>> BEGIN Dataset entries
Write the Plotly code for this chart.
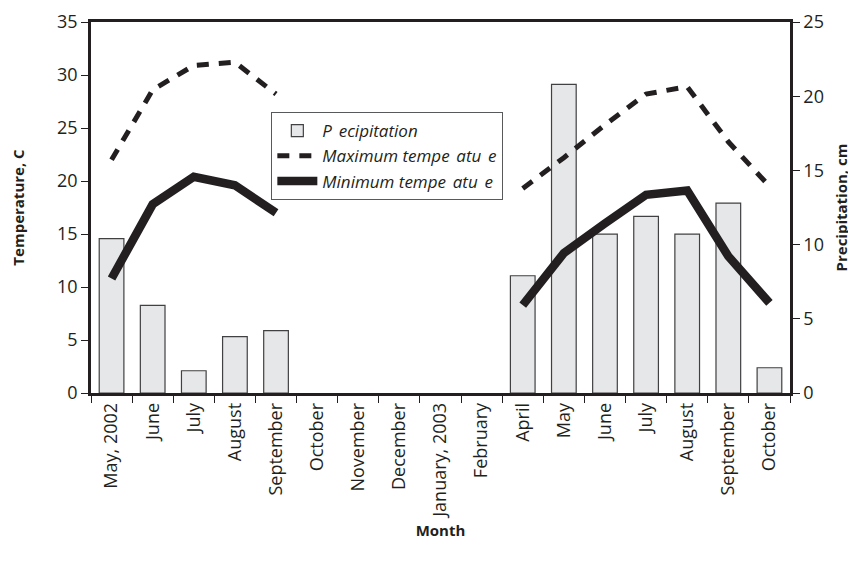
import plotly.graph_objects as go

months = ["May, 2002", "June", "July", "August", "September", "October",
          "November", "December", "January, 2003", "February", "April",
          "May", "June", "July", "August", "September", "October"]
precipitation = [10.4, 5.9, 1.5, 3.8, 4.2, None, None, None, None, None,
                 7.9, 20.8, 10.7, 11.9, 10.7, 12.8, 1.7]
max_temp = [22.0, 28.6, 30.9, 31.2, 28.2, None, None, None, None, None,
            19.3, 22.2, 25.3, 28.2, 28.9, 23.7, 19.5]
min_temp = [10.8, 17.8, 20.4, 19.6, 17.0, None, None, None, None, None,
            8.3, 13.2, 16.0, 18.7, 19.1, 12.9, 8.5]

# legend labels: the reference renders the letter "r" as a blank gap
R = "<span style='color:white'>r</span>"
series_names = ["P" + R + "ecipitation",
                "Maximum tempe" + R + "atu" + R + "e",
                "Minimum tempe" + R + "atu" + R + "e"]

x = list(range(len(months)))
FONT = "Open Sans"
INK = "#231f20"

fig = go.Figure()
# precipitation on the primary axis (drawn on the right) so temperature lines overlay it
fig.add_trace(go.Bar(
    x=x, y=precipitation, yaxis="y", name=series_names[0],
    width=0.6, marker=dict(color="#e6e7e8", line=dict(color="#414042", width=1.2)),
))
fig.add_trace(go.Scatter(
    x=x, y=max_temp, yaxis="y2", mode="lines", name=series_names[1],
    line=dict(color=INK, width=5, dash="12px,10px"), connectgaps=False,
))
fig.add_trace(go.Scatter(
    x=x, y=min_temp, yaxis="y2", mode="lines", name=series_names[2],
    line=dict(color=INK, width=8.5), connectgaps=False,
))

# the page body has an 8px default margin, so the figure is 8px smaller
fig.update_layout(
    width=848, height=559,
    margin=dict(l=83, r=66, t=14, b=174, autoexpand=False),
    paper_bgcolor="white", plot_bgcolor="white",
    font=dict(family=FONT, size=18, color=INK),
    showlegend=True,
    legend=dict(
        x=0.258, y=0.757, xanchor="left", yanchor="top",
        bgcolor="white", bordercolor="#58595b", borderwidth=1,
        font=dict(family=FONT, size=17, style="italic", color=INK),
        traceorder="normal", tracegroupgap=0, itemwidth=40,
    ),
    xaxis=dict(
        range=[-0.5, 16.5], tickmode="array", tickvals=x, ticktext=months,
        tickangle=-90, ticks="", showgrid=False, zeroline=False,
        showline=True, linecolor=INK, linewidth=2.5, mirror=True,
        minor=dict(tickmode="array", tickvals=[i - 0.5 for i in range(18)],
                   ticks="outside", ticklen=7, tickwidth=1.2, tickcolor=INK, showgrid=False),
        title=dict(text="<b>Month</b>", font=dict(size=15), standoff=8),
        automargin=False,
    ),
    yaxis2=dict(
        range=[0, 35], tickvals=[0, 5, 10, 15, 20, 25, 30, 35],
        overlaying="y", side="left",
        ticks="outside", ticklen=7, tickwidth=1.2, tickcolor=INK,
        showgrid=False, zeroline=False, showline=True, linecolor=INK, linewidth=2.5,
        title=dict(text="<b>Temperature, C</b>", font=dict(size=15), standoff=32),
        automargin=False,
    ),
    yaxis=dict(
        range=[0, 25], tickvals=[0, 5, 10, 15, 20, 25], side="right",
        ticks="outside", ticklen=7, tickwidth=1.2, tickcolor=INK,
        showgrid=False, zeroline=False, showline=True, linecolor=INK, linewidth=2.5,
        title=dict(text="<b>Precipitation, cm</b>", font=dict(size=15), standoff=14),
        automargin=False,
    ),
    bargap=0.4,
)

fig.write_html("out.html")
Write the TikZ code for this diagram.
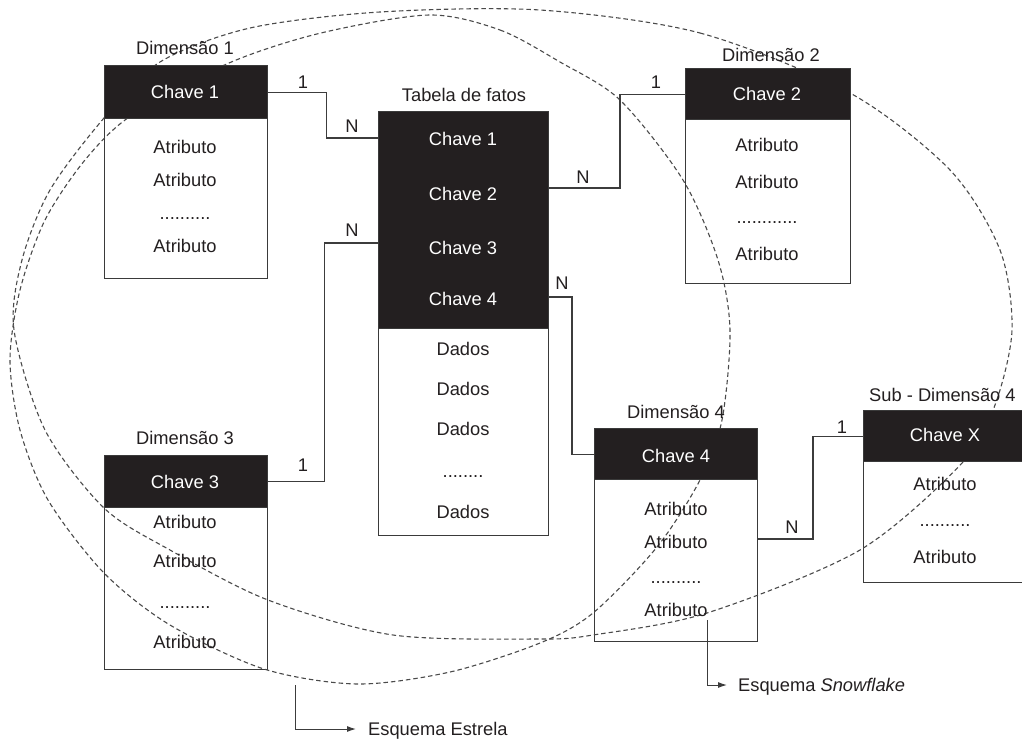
>> END Dataset entries
__Direction__:
Among the lines of the listing, how many hold the string "code"? Respond with only the number.

__Solution to the exercise__:
2